- Location of Mount Olive in Morris County, New Jersey

Details
- Date: May 17, 2018 10:18 am EST
- Location: I-80 westbound in Mount Olive, New Jersey past exit 25 for US 206
- Coordinates: 40°54′27″N 74°43′37″W﻿ / ﻿40.9074996°N 74.7269121°W
- Country: United States
- Operator: Paramus Public Schools
- Cause: Driver error; illegal U-turn

Statistics
- Bus: 1
- Vehicles: 2
- Passengers: 44
- Deaths: 2 (1 student, 1 teacher)
- Injured: 42 (approximate)

= 2018 New Jersey bus crash =

School bus crash in Mount Olive, New Jersey

On May 17, 2018, a school bus carrying teachers and students from East Brook Middle School in Paramus, New Jersey to Waterloo Village, New Jersey crashed into a dump truck while making an illegal U-turn from Interstate 80 eastbound to westbound, in the town of Mount Olive. The driver missed the exit to Waterloo Village and attempted to illegally turn onto I-80 westbound to turn back to the exit, but crashed into a dump truck. One student and one teacher were killed, with 42 others being injured.

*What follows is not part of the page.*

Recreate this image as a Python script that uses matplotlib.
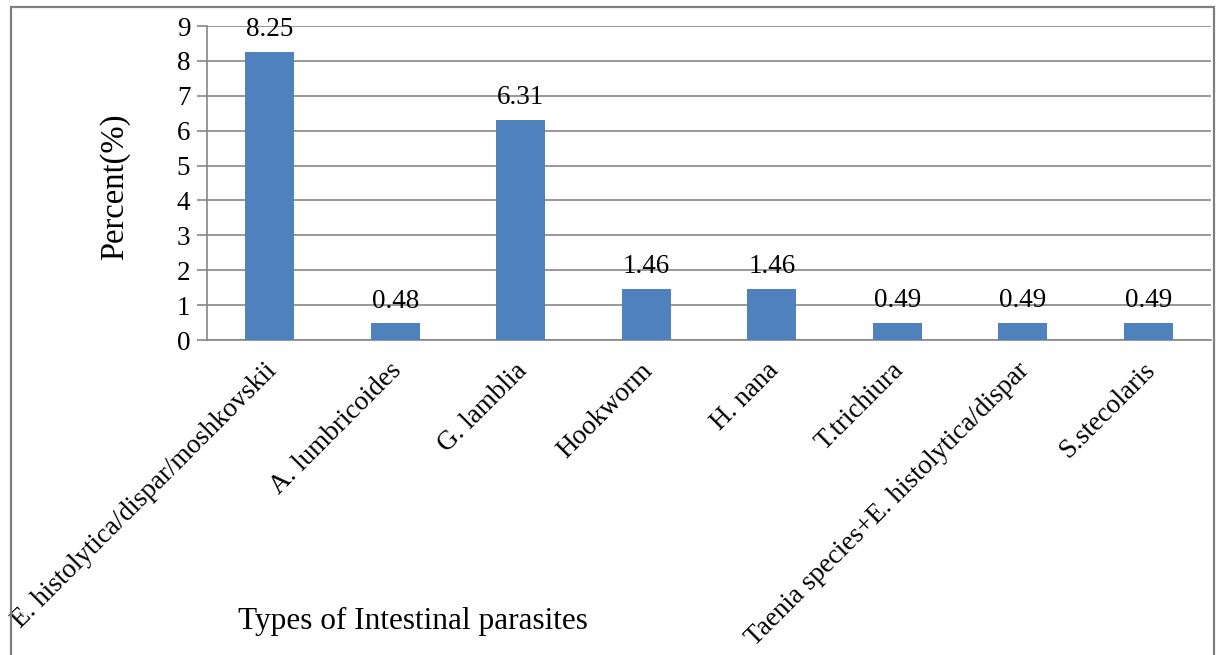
import matplotlib.pyplot as plt
import matplotlib.transforms as mtransforms
from matplotlib.patches import Rectangle
import numpy as np

plt.rcParams['font.family'] = ['Liberation Serif', 'DejaVu Serif']

# data
parasites = ['E. histolytica/dispar/moshkovskii', 'A. lumbricoides', 'G. lamblia',
             'Hookworm', 'H. nana', 'T.trichiura',
             'Taenia species+E. histolytica/dispar', 'S.stecolaris']
percent = [8.25, 0.48, 6.31, 1.46, 1.46, 0.49, 0.49, 0.49]
yticks = list(range(0, 10))

W, H = 1217, 655
fig = plt.figure(figsize=(W / 100, H / 100), dpi=100)
ax = fig.add_axes([207 / W, 1 - 340 / H, (1211 - 207) / W, (340 - 26) / H])

x = np.arange(len(parasites))
bars = ax.bar(x, percent, width=0.39, color='#4F81BD', zorder=3)

# value labels above the bars
for xi, v in zip(x, percent):
    ax.annotate('%.2f' % v, (xi, v), xytext=(0, 7), textcoords='offset points',
                ha='center', va='bottom', fontsize=19.5, color='black')

ax.set_xlim(-0.5, len(parasites) - 0.5)
ax.set_ylim(0, 9)
ax.set_yticks(yticks)
ax.tick_params(axis='y', labelsize=19.5, length=7, width=1.2, color='#868686', pad=5)
ax.grid(axis='y', color='#868686', linewidth=1.2, zorder=0)
ax.set_axisbelow(True)
for s in ['top', 'right']:
    ax.spines[s].set_visible(False)
for s in ['left', 'bottom']:
    ax.spines[s].set_color('#868686')
    ax.spines[s].set_linewidth(1.2)

ax.set_xticks(x)
ax.set_xticklabels(parasites, rotation=45, ha='right', va='top',
                   rotation_mode='anchor', fontsize=19.5)
ax.tick_params(axis='x', length=0, pad=13)
shift = mtransforms.ScaledTranslation(-6 / 100, 0, fig.dpi_scale_trans)
for lab in ax.get_xticklabels():
    lab.set_transform(lab.get_transform() + shift)

fig.text(115 / W, 1 - 187 / H, 'Percent(%)', fontsize=23.5, rotation=90,
         ha='center', va='center')

fig.text(413 / W, 1 - 621 / H, 'Types of Intestinal parasites', fontsize=22.5,
         ha='center', va='center')

# outer frame of the chart area
fig.patches.append(Rectangle((11 / W, -0.02), (1214 - 11) / W, 1 - 7 / H + 0.02,
                             transform=fig.transFigure, fill=False,
                             edgecolor='#7f7f7f', linewidth=1.6))

fig.savefig('out.png', dpi=100)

The bus driver, Hudy Muldrow Sr., pleaded guilty to two counts of vehicular manslaughter, 25 counts of assault by auto, and endangering the welfare of children. He also had a past history of 14 auto license suspensions since 1975. In response to the incident, governor Phil Murphy and several state senators signed two laws into effect in New Jersey ensuring safer school bus transportation and stricter punishments for suspended licenses, and representative Josh Gottheimer (NJ-5) lobbied in Congress for similar laws on the federal level.